“And if your hand or your foot causes you to stumble, cut it off, and cast it from you. It is good for you to enter into life maimed or lame, rather than having two hands or two feet to be cast into the eternal fire. And if your eye causes you to stumble, pluck it out, and cast it from you. It is good for you to enter into life with one eye, rather than having two eyes to be cast into the Gehenna of fire.”

Attention is then turned to the one being caused to stumble, and this includes us all. For in the end we cannot blame others. Stumbling is in the end something that we do ourselves. And examples are then given of the great effort that must be put into avoiding any likelihood of stumbling. Again Jesus uses the method of exaggerated illustrations. If someone has stumbled, then rather than stumbling again through the temptations of hand, foot or eye it would be better for them to rid themselves of that hand, foot or eye that caused the stumbling, by cutting it off, or gouging it out, and hurling it away. The thought is of instantly ridding oneself violently of the causes of sin, without hesitation, because of the awareness of the awfulness of the sin. This is presented in an exaggerated picture of an instant response by hacking off the hand or foot and hurling it away, or of an instant gouging out of the eye and flinging it from them (compare Matthew 5:29), so that the sin will not happen again. In other words it is vividly describing a violent reaction. No violent reaction is to be thought of as too great in order to avoid sin. We should be ready to do anything in order to be rid of the cause of sin!

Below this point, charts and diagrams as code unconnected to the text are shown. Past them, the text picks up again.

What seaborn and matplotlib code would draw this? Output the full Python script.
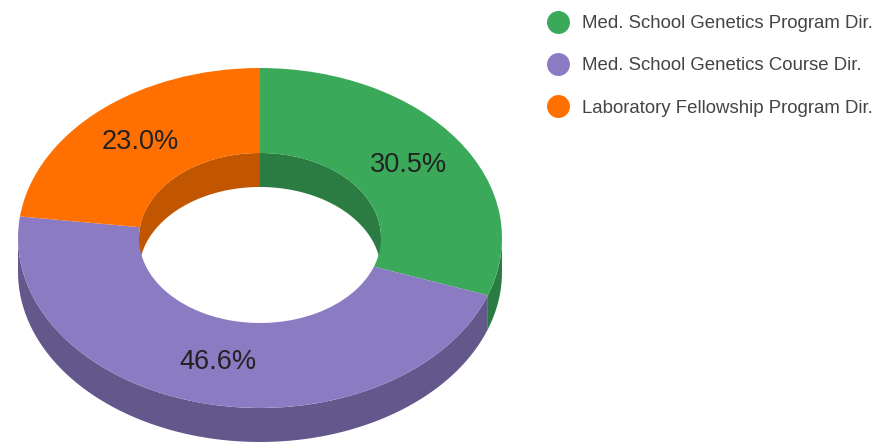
import numpy as np
import matplotlib
matplotlib.use("Agg")
import matplotlib.pyplot as plt
from matplotlib.lines import Line2D
import seaborn as sns

# ---- data ----
categories = ["Med. School Genetics Program Dir.",
              "Med. School Genetics Course Dir.",
              "Laboratory Fellowship Program Dir."]
values = [30.5, 46.6, 23.0]
top_colors = ["#3aa95a", "#8b7bc2", "#ff7000"]
side_colors = ["#2a7c42", "#63578c", "#c25600"]

sns.set_theme(style="white")
plt.rcParams['font.family'] = ['Liberation Sans', 'DejaVu Sans']

W, H = 879, 442
fig = plt.figure(figsize=(W / 100, H / 100), dpi=100)
ax = fig.add_axes([0, 0, 1, 1])

# geometry (pixels -> unit-ellipse data coords)
cx, cy, rx, ry = 260, 238, 242, 170
hole = 0.5
depth = 0.2

# angles clockwise from 12 o'clock
vals = np.array(values, dtype=float)
edges = np.concatenate([[0], np.cumsum(vals) / vals.sum() * 360.0])


def ring_side(r, a0, a1, color):
    t = np.radians(np.linspace(a0, a1, 80))
    x = r * np.sin(t)
    y = r * np.cos(t)
    xs = np.concatenate([x, x[::-1]])
    ys = np.concatenate([y, (y - depth)[::-1]])
    ax.fill(xs, ys, color=color, lw=0, zorder=1)


# outer walls: visible front half (90..270)
for i in range(len(vals)):
    a0, a1 = max(edges[i], 90), min(edges[i + 1], 270)
    if a1 > a0:
        ring_side(1.0, a0, a1, side_colors[i])

# inner walls: visible back half (270..450)
for i in range(len(vals)):
    for lo, hi in [(0, 90), (270, 360)]:
        a0, a1 = max(edges[i], lo), min(edges[i + 1], hi)
        if a1 > a0:
            ring_side(hole, a0, a1, side_colors[i])

# top faces
wedges, texts, autotexts = ax.pie(
    vals, colors=top_colors, startangle=90, counterclock=False,
    radius=1.0, center=(0, 0), autopct='%.1f%%', pctdistance=0.75,
    wedgeprops=dict(width=1 - hole, linewidth=0),
    textprops=dict(fontsize=19.5, color="#222222"))
for w in wedges:
    w.set_zorder(2)
for t in autotexts:
    t.set_zorder(3)

ax.set_xlim(-cx / rx, (W - cx) / rx)
ax.set_ylim(-(H - cy) / ry, cy / ry)
ax.set_aspect('auto')
ax.axis('off')

handles = [Line2D([], [], marker='o', ls='', markersize=15.5,
                  markerfacecolor=c, markeredgecolor=c) for c in top_colors]
leg = fig.legend(handles, categories, loc='upper left',
                 bbox_to_anchor=(549 / W, 1 - 15 / H),
                 frameon=False, fontsize=13.4, handlelength=1.0,
                 handletextpad=0.78, labelspacing=1.36, borderpad=0,
                 borderaxespad=0)
for t in leg.get_texts():
    t.set_color("#444444")

fig.savefig("out.png", dpi=100, facecolor="white")
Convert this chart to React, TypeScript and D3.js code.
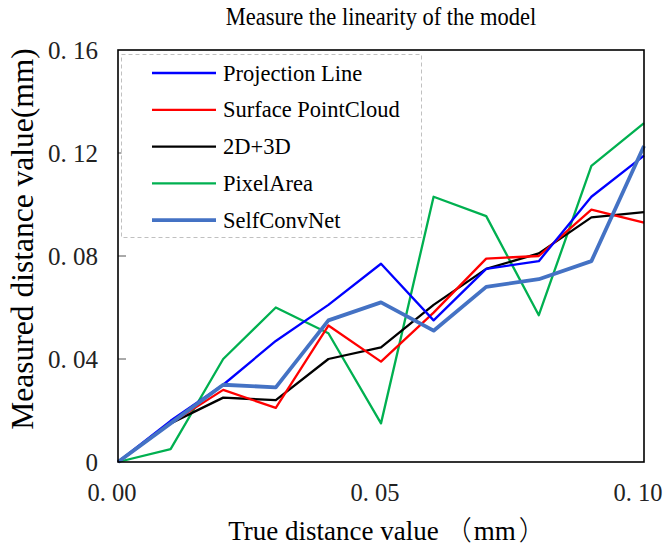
import React from "react";
import * as d3 from "d3";

const xValues = [0, 0.01, 0.02, 0.03, 0.04, 0.05, 0.06, 0.07, 0.08, 0.09, 0.1];
const projectionLine = [0, 0.016, 0.030, 0.047, 0.061, 0.077, 0.055, 0.075, 0.078, 0.103, 0.119];
const surfacePointCloud = [0, 0.015, 0.028, 0.021, 0.053, 0.039, 0.058, 0.079, 0.080, 0.098, 0.093];
const twoDthreeD = [0, 0.015, 0.025, 0.024, 0.040, 0.0445, 0.061, 0.075, 0.081, 0.095, 0.097];
const pixelArea = [0, 0.005, 0.040, 0.060, 0.050, 0.015, 0.103, 0.0955, 0.057, 0.115, 0.1316];
const selfConvNet = [0, 0.015, 0.030, 0.029, 0.055, 0.062, 0.051, 0.068, 0.071, 0.078, 0.1227];

const seriesNames = ["Projection Line", "Surface PointCloud", "2D+3D", "PixelArea", "SelfConvNet"];
const seriesValues = [projectionLine, surfacePointCloud, twoDthreeD, pixelArea, selfConvNet];
const seriesColors = ["#0000ff", "#ff0000", "#000000", "#00b050", "#4472c4"];
const seriesWidths = [2.3, 2.3, 2.3, 2.3, 3.8];

const yTicks = [0, 0.04, 0.08, 0.12, 0.16];
const yTickLabels = ["0", "0. 04", "0. 08", "0. 12", "0. 16"];
const xTicks = [0, 0.05, 0.1];
const xTickLabels = ["0. 00", "0. 05", "0. 10"];

const FONT = "'Liberation Serif', 'Times New Roman', serif";
const CJK = "'Noto Sans CJK SC', sans-serif";

export default function App() {
  const W = 664, H = 548;
  const left = 118, right = 644, top = 50, bottom = 462;
  const x = d3.scaleLinear().domain([0, 0.1]).range([left, right]);
  const y = d3.scaleLinear().domain([0, 0.16]).range([bottom, top]);
  const line = d3.line<number>().x((_, i) => x(xValues[i])).y((d) => y(d));
  const drawOrder = [3, 2, 1, 0, 4];

  return (
    <svg width={W} height={H} style={{ position: "absolute", left: 0, top: 0, background: "#fff" }}>
      <rect x={0} y={0} width={W} height={H} fill="#fff" />
      <text x={381} y={30} textAnchor="middle" fontFamily={FONT} fontSize={22.5} fill="#000"
        transform="translate(0,-4.5) scale(1,1.15)" style={{ transformOrigin: "381px 30px" }}>
        Measure the linearity of the model
      </text>
      {drawOrder.map((si) => (
        <path key={si} d={line(seriesValues[si]) || ""} fill="none" stroke={seriesColors[si]}
          strokeWidth={seriesWidths[si]} strokeLinejoin="round" />
      ))}
      {yTicks.map((t, i) => (
        <g key={t}>
          {i > 0 && i < yTicks.length - 1 && (
            <line x1={left} x2={left + 8} y1={y(t)} y2={y(t)} stroke="#555" strokeWidth={1} />
          )}
          <text x={98} y={y(t) + 8.5} textAnchor="end" fontFamily={FONT} fontSize={25} fill="#222">
            {yTickLabels[i]}
          </text>
        </g>
      ))}
      {xTicks.map((t, i) => (
        <text key={t} x={x(t) - 6} y={501} textAnchor="middle" fontFamily={FONT} fontSize={24.5} fill="#222">
          {xTickLabels[i]}
        </text>
      ))}
      <rect x={left} y={top} width={right - left} height={bottom - top} fill="none" stroke="#000" strokeWidth={1.6} />
      <g>
        <rect x={121.5} y={54.5} width={300} height={183} fill="#fff" stroke="#c0c0c0" strokeDasharray="4,3" strokeWidth={1} />
        {seriesNames.map((n, i) => {
          const yy = 73 + i * 36.8;
          return (
            <g key={n}>
              <line x1={152} x2={216} y1={yy} y2={yy} stroke={seriesColors[i]} strokeWidth={seriesWidths[i]} />
              <text x={223} y={yy + 7.5} fontFamily={FONT} fontSize={22.5} fill="#000">{n}</text>
            </g>
          );
        })}
      </g>
      <text x={387} y={540} textAnchor="middle" fontFamily={FONT} fontSize={27} fill="#000">
        True distance value<tspan dx={6} fontFamily={CJK} fontWeight={300}>（</tspan><tspan dx={2}>mm</tspan><tspan dx={3} fontFamily={CJK} fontWeight={300}>）</tspan>
      </text>
      <text transform={`translate(33,239) rotate(-90)`} textAnchor="middle" fontFamily={FONT} fontSize={31.5} fill="#000">
        Measured distance value(mm)
      </text>
    </svg>
  );
}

It is not, of course, intended to be taken literally. Removing hand, foot or eye will in fact make little difference to whether we sin in the future. (It may in fact result in more sin). It is what is in the heart that must be rooted out (Matthew 15:19). So the idea is rather that sin must be countered in the most severe way possible by the individual concerned. It was not intended to be a method of punishment, nor to be carried out in the cool light of day (such a sad and grotesque idea was left to a desert warrior prophet speaking to backward and fierce warrior tribes in Arabia who were used to chopping people up, and equally carried out by grotesque people who enjoy the same cruelty today). The point was rather the necessity of personally taking immediate and extreme action against sin as soon as it was committed, so as to avoid it happening again, and that because of its dreadful consequences. And the reason for the drastic action was that not to deal with such sins would be to be in danger of forfeiting eternal life and ending up in the eternal fire of Gehenna (the place of flaming destruction, the eternal Rubbish Dump where the maggots never die or cease consuming the rubbish, and the incinerating fire never goes out - Mark 9:48). It was a warning that we all ought to take more seriously.

Notice once again the choice of the two ways which is so emphasised in Matthew (Matthew 7:13; Matthew 6:14; Matthew 6:19; Matthew 6:32; Matthew 10:13; Matthew 10:28; Matthew 10:32). Better to enter into life maimed, than enter into eternal destruction as a whole person. (In future this would have a deeper significance when Christians were tortured and deliberately maimed, accepting it joyfully for the privilege of suffering for His name's sake).